The former Associate Dean has to hustle to make up for lost federal funding because state taxes are the only growing source of revenue in the Commonwealth. Between now and April 15, as more than one million tax forms flood his office, one might suppose that Jackson would want to return to the sanctity of the Kennedy School.
But Jackson says he has no plans to come back. Having spent eight years at the Kennedy School as a student and as associate dean, Jackson says, "I've done all I can for the Kennedy School." And Jackson seems to have made much of his eight years. "More that any other person, he helped shape the school," says Graham T. Allison, dean of the Kennedy School.

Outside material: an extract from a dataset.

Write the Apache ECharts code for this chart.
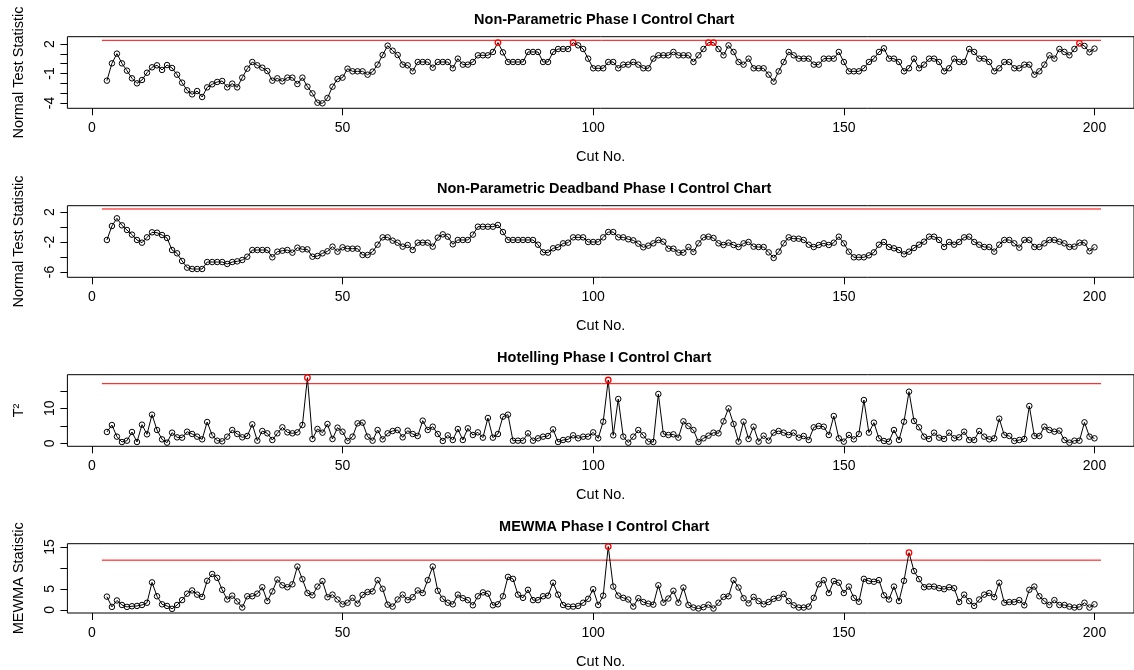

Secretary of Human Services Manuel Carballo, on leave from his position as lecturer on public policy at the Kennedy School, says he plans eventually to return to Harvard. Working in the Dukakis government will bring fresh experiences to his teaching, he says. "I've always looked on the Kennedy School as home--like six years ago when I went to Washington--and I don't feel any differently now."
Ironically, Carballo will spend much of the money that Jackson collects, since 40 percent of the state budget goes to human service programs. New Federalism "has given the states more latitude but less money," Carballo says, adding that he wants to take advantage of this room to address in particular the problems of overcrowding in prisons, child abuse, and health care costs.
Nicholas T. Mitropoulos sees similarities between his new job of hiring the governor's staff and his old position of director of the Institute of Politics Forum. "There's a lot of politics involved in both." Juggling more than 100 telephone calls and 50 resumes a day, Mitropoulos says he has to keep in mind the many coalitions that helped elect Dukakis and balance them in the hiring of staff.
Dukakis's appointment of the trio to state positions is both an honor and a burden for the Kennedy School. "No one can ever take the place of Ira, Manny or Nick," Executive Dean Hale Champion says, although we're trying our hardest to find replacements." Champion emphasizes that two of the three who left are administrators rather then faculty, so that the loss to the teaching staff is not so great as some accounts made it out to be. For the time being, he added, Mitropoulos's and Jackson's duties are being divided among remaining administrators.
"If a new administration took office and didn't want any of our faculty or staff, we would worry that we were doing something wrong." Academic Dean Albert Carnesale says. "It's a price we have to pay and believe we ought to pay."